Sábado à tarde. A Renata recebe uma mensagem no
grupo de Whatsapp criado pelas mães da turma da escola do Miguel informando que
dois coleguinhas estavam indo pro parque jogar bola. Eu o levo, depois de
comprar duas garrafas de água na padaria da esquina de casa. Sento-me ao lado
das duas mães que haviam tomado a iniciativa de juntar os pirralhos. Não lembro
muito bem por que o papo enveredou para questões relacionadas à saúde das crianças.

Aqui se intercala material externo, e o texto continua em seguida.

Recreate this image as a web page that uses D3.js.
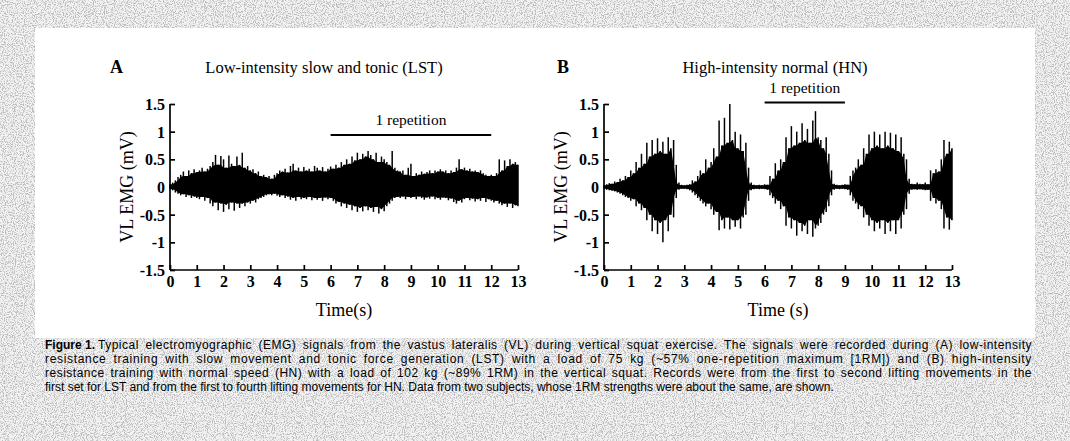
<!DOCTYPE html>
<html>
<head>
<meta charset="utf-8">
<script src="https://cdn.jsdelivr.net/npm/d3@7"></script>
<style>
  body { margin: 0; background: #fff; }
  svg { display: block; }
</style>
</head>
<body>
<div id="chart"></div>
<script>
// EMG envelopes, one value every 0.1 s from 0 to 13 s
const step = 0.1;

const lstHigh = [
  0.05, 0.08, 0.12, 0.18, 0.22, 0.28, 0.2, 0.3, 0.25, 0.32,
  0.27, 0.3, 0.35, 0.28, 0.33, 0.38, 0.45, 0.58, 0.4, 0.56,
  0.5, 0.35, 0.57, 0.42, 0.38, 0.55, 0.4, 0.62, 0.35, 0.38,
  0.3, 0.32, 0.25, 0.28, 0.2, 0.22, 0.18, 0.2, 0.15, 0.22,
  0.25, 0.3, 0.28, 0.33, 0.26, 0.38, 0.42, 0.3, 0.35, 0.28,
  0.36, 0.3, 0.33, 0.28, 0.38, 0.35, 0.3, 0.36, 0.28, 0.33,
  0.37, 0.33, 0.4, 0.35, 0.45, 0.4, 0.5, 0.42, 0.55, 0.48,
  0.62, 0.5, 0.6, 0.55, 0.65, 0.58, 0.5, 0.62, 0.45, 0.55,
  0.5, 0.45, 0.4, 0.65, 0.35, 0.3, 0.28, 0.3, 0.22, 0.35,
  0.42, 0.2, 0.25, 0.22, 0.28, 0.24, 0.27, 0.3, 0.25, 0.3,
  0.28, 0.32, 0.28, 0.3, 0.25, 0.3, 0.27, 0.35, 0.5, 0.32,
  0.35, 0.3, 0.33, 0.28, 0.3, 0.27, 0.3, 0.25, 0.22, 0.2,
  0.22, 0.2, 0.25, 0.5, 0.3, 0.48, 0.38, 0.5, 0.42, 0.45,
  0.4
];
const lstLow = [
  -0.04, -0.06, -0.1, -0.12, -0.15, -0.13, -0.18, -0.15, -0.2, -0.17,
  -0.2, -0.22, -0.18, -0.25, -0.2, -0.3, -0.35, -0.28, -0.42, -0.3,
  -0.45, -0.32, -0.4, -0.28, -0.43, -0.3, -0.38, -0.3, -0.35, -0.28,
  -0.3, -0.25, -0.28, -0.22, -0.2, -0.18, -0.15, -0.13, -0.15, -0.12,
  -0.16, -0.18, -0.15, -0.2, -0.17, -0.23, -0.2, -0.25, -0.18, -0.22,
  -0.2, -0.22, -0.18, -0.24, -0.2, -0.23, -0.2, -0.25, -0.19, -0.22,
  -0.2, -0.25, -0.3, -0.27, -0.35, -0.3, -0.38, -0.32, -0.42, -0.35,
  -0.45, -0.38, -0.44, -0.35, -0.42, -0.38, -0.45, -0.36, -0.48, -0.4,
  -0.44, -0.35, -0.3, -0.25, -0.2, -0.18, -0.2, -0.17, -0.22, -0.18,
  -0.2, -0.18, -0.22, -0.17, -0.2, -0.23, -0.19, -0.21, -0.17, -0.22,
  -0.2, -0.23, -0.19, -0.2, -0.24, -0.21, -0.27, -0.3, -0.25, -0.28,
  -0.22, -0.2, -0.24, -0.21, -0.26, -0.22, -0.25, -0.2, -0.27, -0.22,
  -0.25, -0.28, -0.25, -0.3, -0.33, -0.3, -0.36, -0.3, -0.38, -0.33,
  -0.35
];

const hnHigh = [
  0.03, 0.05, 0.07, 0.06, 0.1, 0.09, 0.15, 0.12, 0.2, 0.18,
  0.3, 0.25, 0.45, 0.35, 0.6, 0.42, 0.8, 0.55, 0.85, 0.6,
  0.88, 0.65, 0.82, 0.6, 0.9, 0.7, 0.85, 0.4, 0.08, 0.04,
  0.03, 0.04, 0.05, 0.12, 0.1, 0.2, 0.3, 0.25, 0.5, 0.35,
  0.45, 0.7, 0.55, 1.2, 0.75, 1.25, 0.8, 1.5, 0.85, 1.0,
  0.7, 0.95, 0.65, 0.8, 0.35, 0.08, 0.04, 0.03, 0.04, 0.03,
  0.05, 0.04, 0.2, 0.15, 0.43, 0.3, 0.5, 0.45, 0.9, 0.7,
  1.1, 0.75, 1.0, 0.8, 1.15, 0.85, 1.05, 0.8, 1.2, 1.37,
  0.9, 0.85, 0.7, 0.9, 0.6, 0.3, 0.06, 0.04, 0.03, 0.04,
  0.05, 0.04, 0.2, 0.3, 0.35, 0.5, 0.4, 0.7, 0.6, 0.95,
  0.7, 1.0, 0.75, 0.95, 0.7, 1.0, 0.75, 0.98, 0.7, 0.95,
  0.65, 0.9, 0.6, 0.5, 0.15, 0.06, 0.05, 0.08, 0.06, 0.05,
  0.08, 0.05, 0.3, 0.25, 0.32, 0.28, 0.5, 0.85, 0.6, 0.82,
  0.7
];
const hnLow = [
  -0.03, -0.05, -0.06, -0.07, -0.08, -0.1, -0.12, -0.15, -0.18, -0.2,
  -0.25, -0.22, -0.35, -0.3, -0.42, -0.38, -0.6, -0.5, -0.8, -0.6,
  -0.85, -0.65, -1.0, -0.6, -0.8, -0.5, -0.55, -0.2, -0.05, -0.03,
  -0.03, -0.04, -0.06, -0.1, -0.15, -0.2, -0.25, -0.3, -0.35, -0.3,
  -0.4, -0.5, -0.45, -0.78, -0.6, -0.75, -0.55, -0.77, -0.6, -0.72,
  -0.6, -0.75, -0.55, -0.5, -0.25, -0.06, -0.04, -0.03, -0.04, -0.03,
  -0.04, -0.05, -0.15, -0.2, -0.3, -0.25, -0.4, -0.35, -0.7, -0.55,
  -0.75, -0.6, -0.88, -0.65, -0.8, -0.7, -0.85, -0.6, -0.9, -0.75,
  -0.7, -0.65, -0.5, -0.45, -0.35, -0.15, -0.05, -0.03, -0.04, -0.03,
  -0.04, -0.05, -0.15, -0.25, -0.3, -0.4, -0.35, -0.55, -0.5, -0.7,
  -0.6, -0.8, -0.65, -0.75, -0.6, -0.85, -0.65, -0.8, -0.6, -0.85,
  -0.6, -0.75, -0.5, -0.4, -0.12, -0.05, -0.04, -0.05, -0.04, -0.05,
  -0.06, -0.05, -0.25, -0.2, -0.3, -0.25, -0.4, -0.75, -0.55, -0.77,
  -0.6
];

const timeTicks = [0, 1, 2, 3, 4, 5, 6, 7, 8, 9, 10, 11, 12, 13];
const emgTicks = [-1.5, -1, -0.5, 0, 0.5, 1, 1.5];
const emgTickLabels = ["-1.5", "-1", "-0.5", "0", "0.5", "1", "1.5"];

const repLST = [6, 12];
const repHN = [6, 9];

const captionLines = [
  "Typical electromyographic (EMG) signals from the vastus lateralis (VL) during vertical squat exercise. The signals were recorded during (A) low-intensity",
  "resistance training with slow movement and tonic force generation (LST) with a load of 75 kg (~57% one-repetition maximum [1RM]) and (B) high-intensity",
  "resistance training with normal speed (HN) with a load of 102 kg (~89% 1RM) in the vertical squat. Records were from the first to second lifting movements in the",
  "first set for LST and from the first to fourth lifting movements for HN. Data from two subjects, whose 1RM strengths were about the same, are shown."
];

const width = 1070, height = 441;
const serif = "'Liberation Serif', 'Times New Roman', serif";
const sans = "'Liberation Sans', Arial, sans-serif";

const svg = d3.select("#chart").append("svg")
  .attr("width", width)
  .attr("height", height);

// scanned-paper grey speckle for the page background
const filter = svg.append("defs").append("filter")
  .attr("id", "grain")
  .attr("x", 0).attr("y", 0).attr("width", "100%").attr("height", "100%");
filter.append("feTurbulence")
  .attr("type", "fractalNoise")
  .attr("baseFrequency", 0.9)
  .attr("numOctaves", 2)
  .attr("seed", 3)
  .attr("result", "noise");
filter.append("feColorMatrix")
  .attr("in", "noise")
  .attr("type", "matrix")
  .attr("values", "0 0 0 0 0.5  0 0 0 0 0.5  0 0 0 0 0.5  -5 0 0 0 2.7")
  .attr("result", "dots");
filter.append("feFlood").attr("flood-color", "#f3f3f3").attr("result", "paper");
filter.append("feComposite").attr("in", "dots").attr("in2", "paper").attr("operator", "over");

svg.append("rect").attr("width", width).attr("height", height).attr("filter", "url(#grain)");
svg.append("rect").attr("x", 35).attr("y", 28).attr("width", 1000).attr("height", 310).attr("fill", "#fff");

const y = d3.scaleLinear().domain([-1.5, 1.5]).range([270, 104]);

function drawPanel(left, high, low, letter, letterX, title, titleX, rep, repY, xTitle) {
  const x = d3.scaleLinear().domain([0, 13]).range([left, left + 348]);
  const g = svg.append("g");

  // dense core of the signal: the smaller of each neighbouring envelope value
  const coreHigh = high.map((d, i) => Math.min(d, high[i - 1] ?? d, high[i + 1] ?? d));
  const coreLow = low.map((d, i) => Math.max(d, low[i - 1] ?? d, low[i + 1] ?? d));
  const area = d3.area()
    .x((d, i) => x(i * step))
    .y0((d, i) => y(coreLow[i]))
    .y1(d => y(d));
  g.append("path")
    .datum(coreHigh)
    .attr("d", area)
    .attr("fill", "#000");

  // individual spikes reaching the envelope
  g.append("g")
    .selectAll("line")
    .data(high)
    .join("line")
    .attr("x1", (d, i) => x(i * step))
    .attr("x2", (d, i) => x(i * step))
    .attr("y1", d => y(d))
    .attr("y2", (d, i) => y(low[i]))
    .attr("stroke", "#000")
    .attr("stroke-width", 1.5);

  const yAxis = g.append("g")
    .attr("transform", `translate(${left},0)`)
    .call(d3.axisRight(y).tickValues(emgTicks).tickSize(5)
      .tickFormat((d, i) => emgTickLabels[i]));
  yAxis.select(".domain").attr("d", `M0,${y(1.5)}V${y(-1.5)}`);
  yAxis.selectAll("text")
    .attr("x", -5).attr("dy", "0.35em")
    .attr("text-anchor", "end");

  const xAxis = g.append("g")
    .attr("transform", `translate(0,${y(-1.5)})`)
    .call(d3.axisTop(x).tickValues(timeTicks).tickSize(5));
  xAxis.select(".domain").attr("d", `M${x(0)},0H${x(13)}`);
  xAxis.selectAll("text").attr("y", 17).attr("dy", 0);

  g.selectAll(".domain, .tick line").attr("stroke", "#000").attr("stroke-width", 1.7);
  g.selectAll(".tick text")
    .attr("font-family", serif).attr("font-size", 16)
    .attr("font-weight", "bold").attr("fill", "#000");

  g.append("text")
    .attr("x", x(6.5)).attr("y", 316)
    .attr("text-anchor", "middle")
    .attr("font-family", serif).attr("font-size", 18)
    .text(xTitle);

  g.append("text")
    .attr("transform", `translate(${left - 37},${y(0)}) rotate(-90)`)
    .attr("text-anchor", "middle")
    .attr("font-family", serif).attr("font-size", 18)
    .text("VL EMG (mV)");

  g.append("text")
    .attr("x", letterX).attr("y", 73)
    .attr("font-family", serif).attr("font-size", 18).attr("font-weight", "bold")
    .text(letter);

  g.append("text")
    .attr("x", titleX).attr("y", 73)
    .attr("text-anchor", "middle")
    .attr("font-family", serif).attr("font-size", 16.5)
    .text(title);

  g.append("line")
    .attr("x1", x(rep[0])).attr("x2", x(rep[1]))
    .attr("y1", repY).attr("y2", repY)
    .attr("stroke", "#000").attr("stroke-width", 2);
  g.append("text")
    .attr("x", x((rep[0] + rep[1]) / 2)).attr("y", repY - 10)
    .attr("text-anchor", "middle")
    .attr("font-family", serif).attr("font-size", 15.5)
    .text("1 repetition");
}

drawPanel(170, lstHigh, lstLow, "A", 110, "Low-intensity slow and tonic (LST)", 324, repLST, 135, "Time(s)");
drawPanel(604, hnHigh, hnLow, "B", 557, "High-intensity normal (HN)", 775, repHN, 102.5, "Time (s)");

// caption, justified to the panel edge except the last line
const cap = svg.append("g").attr("font-family", sans).attr("font-size", 12).attr("fill", "#000");
const lead = cap.append("text")
  .attr("x", 45).attr("y", 349)
  .attr("font-weight", "bold")
  .text("Figure 1.");
const leadEnd = 45 + lead.node().getComputedTextLength() + 3;
captionLines.forEach((line, i) => {
  const x0 = i === 0 ? leadEnd : 45;
  const t = cap.append("text")
    .attr("x", x0).attr("y", 349 + i * 14)
    .text(line);
  if (i < captionLines.length - 1) {
    const gap = 1032 - x0 - t.node().getComputedTextLength();
    const spaces = line.split(" ").length - 1;
    t.attr("letter-spacing", gap * 0.6 / line.length)
      .attr("word-spacing", gap * 0.4 / spaces);
  }
});
</script>
</body>
</html>
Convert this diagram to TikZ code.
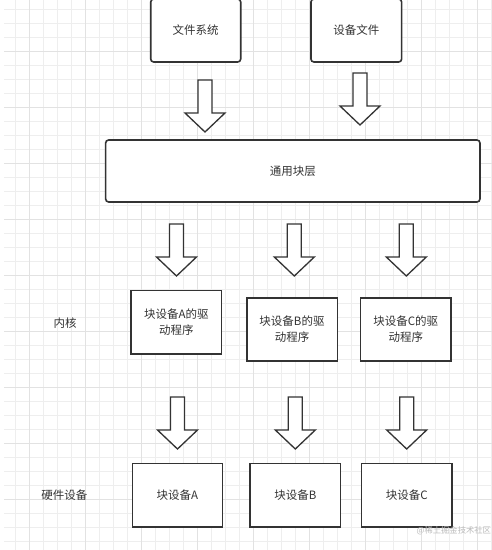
\documentclass[tikz,border=0pt]{standalone}
\usepackage{fontspec}
\newfontfamily\cjk{Noto Sans CJK SC}
\definecolor{gridminor}{HTML}{EEEEEE}
\definecolor{gridmajor}{HTML}{E2E2E2}
\definecolor{ink}{HTML}{333333}
\definecolor{wm}{HTML}{BBBBBB}
\tikzset{
  txt/.style={font=\cjk\fontsize{11.5}{16}\selectfont, text=ink, align=center, inner sep=0pt},
  boxbase/.style={draw=ink, line width=1.6pt, fill=white, txt},
  roundbox/.style={boxbase, rounded corners=3pt},
  sqbox/.style={boxbase},
  arrowline/.style={draw=ink, line width=1.3pt, fill=white, line join=miter},
  blockarrow/.pic={\path[arrowline] (-7,0) -- (7,0) -- (7,33) -- (20,33) -- (0,52) -- (-20,33) -- (-7,33) -- cycle;}
}
\begin{document}
\begin{tikzpicture}[x=1pt,y=-1pt]
\useasboundingbox (0,0) rectangle (492,550);
\fill[white] (0,0) rectangle (492,550);
% grid
\foreach \gx in {15,29,...,491} \draw[gridminor, line width=0.8pt] (\gx,0) -- (\gx,550);
\foreach \gy in {9,23,...,549} \draw[gridminor, line width=0.8pt] (4,\gy) -- (492,\gy);
\foreach \gx in {29,85,...,491} \draw[gridmajor, line width=0.9pt] (\gx,0) -- (\gx,550);
\foreach \gy in {51,107,...,549} \draw[gridmajor, line width=0.9pt] (4,\gy) -- (492,\gy);
% top boxes
\node[roundbox, minimum width=90pt, minimum height=63pt] (fs) at (195.7,30.5) {文件系统};
\node[roundbox, minimum width=90.7pt, minimum height=63pt] (dev) at (356.3,30.5) {设备文件};
\node[roundbox, minimum width=374.3pt, minimum height=62pt] (gen) at (292.8,171) {通用块层};
% drivers
\node[sqbox, minimum width=90.7pt, minimum height=63.3pt] (drvA) at (176.3,322.3) {块设备A的驱\\动程序};
\node[sqbox, minimum width=90.6pt, minimum height=63pt] (drvB) at (292,329.2) {块设备B的驱\\动程序};
\node[sqbox, minimum width=90.3pt, minimum height=63pt] (drvC) at (405.8,329.2) {块设备C的驱\\动程序};
% devices
\node[sqbox, minimum width=90pt, minimum height=63.4pt] (blkA) at (177.3,495) {块设备A};
\node[sqbox, minimum width=90.7pt, minimum height=63.4pt] (blkB) at (295.3,495) {块设备B};
\node[sqbox, minimum width=90.3pt, minimum height=63.4pt] (blkC) at (406.8,495) {块设备C};
% side labels
\node[txt] (kern) at (65,322.7) {内核};
\node[txt] (hw) at (64.3,495) {硬件设备};
% block arrows
\pic at (205,80) {blockarrow};
\pic at (360,73) {blockarrow};
\pic at (176.5,224) {blockarrow};
\pic at (294.3,224) {blockarrow};
\pic at (406.3,224) {blockarrow};
\pic at (177.5,397) {blockarrow};
\pic at (295.3,397) {blockarrow};
\pic at (406.7,397) {blockarrow};
% watermark
\node[font=\cjk\fontsize{8.3}{10}\selectfont, text=wm, anchor=west, inner sep=0pt] (wmk) at (416.5,531) {@稀土掘金技术社区};
\end{tikzpicture}
\end{document}
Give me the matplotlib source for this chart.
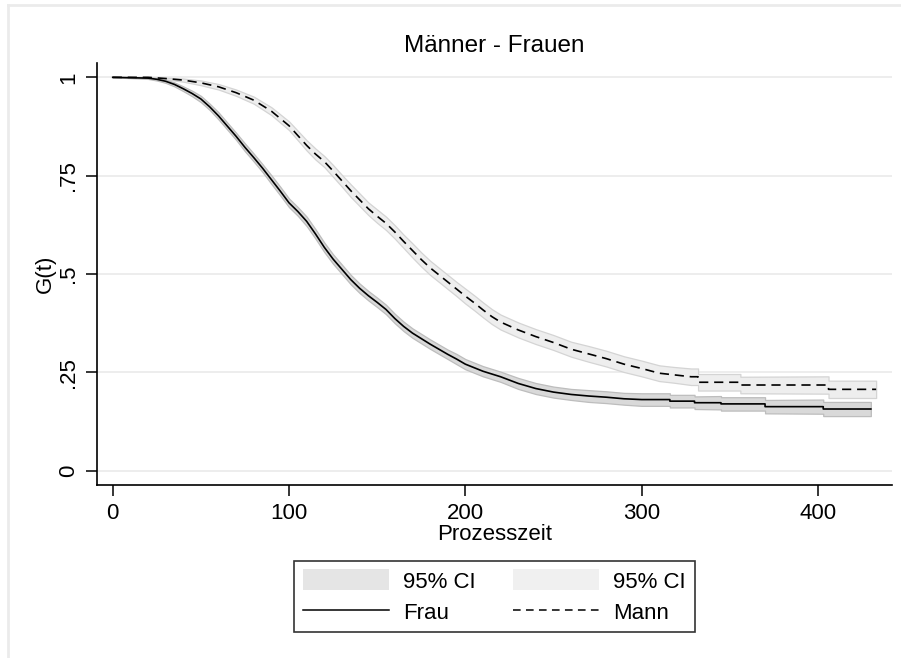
import numpy as np
import matplotlib
matplotlib.use("Agg")
import matplotlib.pyplot as plt
from matplotlib.patches import Patch
from matplotlib.lines import Line2D

plt.rcParams["font.family"] = ["Liberation Sans", "DejaVu Sans"]

# Survival estimates.
# Dense part: many tiny steps, read as a curve; tail: the visible jumps
# are kept as repeated time values.
t_frau = [0, 20, 25, 30, 35, 40, 45, 50, 55, 60, 65, 70, 75, 80, 85, 90, 95,
          100, 105, 110, 115, 120, 125, 130, 135, 140, 145, 150, 155, 160,
          165, 170, 175, 180, 185, 190, 195, 200, 205, 210, 215, 220, 230,
          240, 250, 260, 270, 280, 290,
          300, 316, 316, 330, 330, 345, 345, 370, 370, 403, 403, 430]
g_frau = [1.0, 0.998, 0.995, 0.990, 0.982, 0.971, 0.959, 0.945, 0.925, 0.902,
          0.876, 0.850, 0.822, 0.796, 0.769, 0.740, 0.711, 0.681, 0.659,
          0.634, 0.602, 0.568, 0.538, 0.512, 0.486, 0.464, 0.445, 0.428,
          0.410, 0.387, 0.367, 0.350, 0.336, 0.322, 0.309, 0.296, 0.284,
          0.271, 0.262, 0.253, 0.246, 0.239, 0.222, 0.209, 0.200, 0.194,
          0.190, 0.187, 0.183,
          0.181, 0.181, 0.177, 0.177, 0.173, 0.173, 0.170, 0.170, 0.163,
          0.163, 0.157, 0.157]
ci_frau = [0.000, 0.002, 0.003, 0.004, 0.005, 0.006, 0.007, 0.008, 0.008,
           0.009, 0.009, 0.009, 0.010, 0.010, 0.010, 0.011, 0.011, 0.011,
           0.011, 0.012, 0.012, 0.012, 0.012, 0.012, 0.012, 0.012, 0.012,
           0.012, 0.012, 0.012, 0.012, 0.012, 0.012, 0.012, 0.012, 0.012,
           0.013, 0.013, 0.013, 0.013, 0.013, 0.013, 0.014, 0.014, 0.014,
           0.014, 0.015, 0.015, 0.015,
           0.016, 0.016, 0.016, 0.016, 0.016, 0.017, 0.017, 0.017, 0.017,
           0.018, 0.018, 0.018]

t_mann = [0, 20, 30, 40, 50, 60, 70, 80, 90, 100, 105, 110, 115, 120, 125,
          130, 135, 140, 145, 150, 155, 160, 165, 170, 175, 180, 185, 190,
          195, 200, 205, 210, 215, 220, 230, 240, 250, 260, 270, 280, 290,
          300, 310, 318, 328, 332, 332, 356, 356, 406, 406, 433]
g_mann = [1.0, 1.0, 0.997, 0.993, 0.986, 0.976, 0.961, 0.942, 0.914, 0.877,
          0.852, 0.827, 0.805, 0.786, 0.762, 0.737, 0.712, 0.689, 0.666,
          0.647, 0.629, 0.607, 0.583, 0.560, 0.537, 0.516, 0.498, 0.480,
          0.462, 0.444, 0.427, 0.409, 0.392, 0.378, 0.358, 0.341, 0.326,
          0.309, 0.297, 0.285, 0.271,
          0.260, 0.248, 0.244, 0.239, 0.239, 0.225, 0.225, 0.218, 0.218,
          0.207, 0.207]
ci_mann = [0.000, 0.000, 0.002, 0.004, 0.006, 0.007, 0.008, 0.009, 0.010,
           0.011, 0.012, 0.013, 0.014, 0.014, 0.015, 0.015, 0.016, 0.016,
           0.016, 0.017, 0.017, 0.017, 0.017, 0.018, 0.018, 0.018, 0.018,
           0.018, 0.018, 0.019, 0.019, 0.019, 0.019, 0.019, 0.019, 0.019,
           0.019, 0.019, 0.020, 0.020, 0.020,
           0.020, 0.020, 0.020, 0.021, 0.021, 0.021, 0.021, 0.021, 0.022,
           0.022, 0.022]

x_ticks = [0, 100, 200, 300, 400]
y_ticks = [0, 0.25, 0.5, 0.75, 1]
y_tick_labels = ["0", ".25", ".5", ".75", "1"]

fig = plt.figure(figsize=(9.01, 6.58), dpi=100)
ax = fig.add_axes([0.1077, 0.263, 0.8823, 0.641])

tf = np.array(t_frau)
gf = np.array(g_frau)
cf = np.array(ci_frau)
tm = np.array(t_mann)
gm = np.array(g_mann)
cm = np.array(ci_mann)

# confidence bands
ax.fill_between(tm, gm - cm, gm + cm, facecolor="#eeeeee",
                edgecolor="#d4d4d4", linewidth=0.9, zorder=2)
ax.fill_between(tf, gf - cf, gf + cf, facecolor="#d9d9d9",
                edgecolor="#bdbdbd", linewidth=0.9, zorder=3)

# survival curves
ax.plot(tf, gf, color="black", linewidth=1.2, zorder=4)
ax.plot(tm, gm, color="black", linewidth=1.2, dashes=(5.5, 3.5), zorder=4)

ax.set_xlim(-8.9, 442)
ax.set_ylim(-0.036, 1.036)
ax.set_xticks(x_ticks)
ax.set_yticks(y_ticks)
ax.set_yticklabels(y_tick_labels, rotation=90, va="center")
ax.tick_params(axis="both", labelsize=16, length=8, width=1.1,
               direction="out", color="black")
ax.tick_params(axis="x", pad=5)
ax.tick_params(axis="y", pad=5)
ax.grid(axis="y", color="#eaeaea", linewidth=1.2, zorder=0)
ax.set_axisbelow(True)

for s in ["top", "right"]:
    ax.spines[s].set_visible(False)
for s in ["left", "bottom"]:
    ax.spines[s].set_linewidth(1.2)

ax.set_title("Männer - Frauen", fontsize=17.5, pad=8)
ax.set_xlabel("Prozesszeit", fontsize=16)
ax.xaxis.set_label_coords(0.5, -0.093)
ax.set_ylabel("G(t)", fontsize=16)
ax.yaxis.set_label_coords(-0.052, 0.5)

handles = [
    Patch(facecolor="#e5e5e5", edgecolor="none"),
    Line2D([0], [0], color="black", linewidth=1.1),
    Patch(facecolor="#f0f0f0", edgecolor="none"),
    Line2D([0], [0], color="black", linewidth=1.1, dashes=(5, 3.5)),
]
labels = ["95% CI", "Frau", "95% CI", "Mann"]
leg = fig.legend(handles, labels, ncol=2, loc="center",
                 bbox_to_anchor=(494.5 / 901, 1 - 596.5 / 658),
                 fontsize=16, handlelength=3.87, handleheight=1.08,
                 handletextpad=0.63, columnspacing=1.7, labelspacing=0.36,
                 borderpad=0.4, fancybox=False, frameon=True)
leg.get_frame().set_edgecolor("black")
leg.get_frame().set_linewidth(1.2)

# light frame of the graph region (top and left edges)
fig.add_artist(Line2D([8 / 901, 1], [1 - 5 / 658, 1 - 5 / 658],
                      transform=fig.transFigure, color="#ebebeb", linewidth=2))
fig.add_artist(Line2D([8 / 901, 8 / 901], [0, 1 - 5 / 658],
                      transform=fig.transFigure, color="#ebebeb", linewidth=2))

fig.savefig("out.png", dpi=100)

Um dos colegas precisou passar por uma cirurgia de fimose havia uns três ou
quatro anos. Quando a estória terminou, eu conto que nosso filho foi
circuncidado recém-nascido, ainda na maternidade, por um urologista e expliquei
como foi todo o procedimento. Teoricamente, foi uma questão de higiene, mas a mãe
do Miguel também achava que o pênis circuncidado é esteticamente mais
apresentável, tem certa “personalidade”.
Semanas depois, Miguel foi convidado para uma festa
de aniversário de outro colega de turma da escola. A comemoração seria
exclusiva para os meninos, que se esbaldariam por quatro horas num campo de
futebol de grama sintética, oportunidade para o rapazola estrear a chuteira
novinha em folha. A mãe do pequeno aniversariante estava aliviada pelo pouco
trabalho que teve em organizar a festa, afinal, como me explicou, diferentemente
do que acontece com as meninas, que precisam de uma mesa toda decorada, apenas
alugou o espaço e levou a bola. Meninos são minimalistas, pensei eu com meus
botões.
Depois de quase um ano vivendo em Curitiba e
estabelecendo contato, sobretudo, com pais e mães de colegas de turma do
Miguel, arrisco duas observações.
A primeira, e mais contrastante em relação que
vivíamos no Rio de Janeiro, é a invisibilidade das meninas da turma, sua
completa ausência na programação de final de semana dos meninos. Há uma
separação voluntária, mesmo não dita, entre eles, tipo Clube do Bolinha e Clube
da Luluzinha, algo que soa anacrônico, velho, conservador, tradicional.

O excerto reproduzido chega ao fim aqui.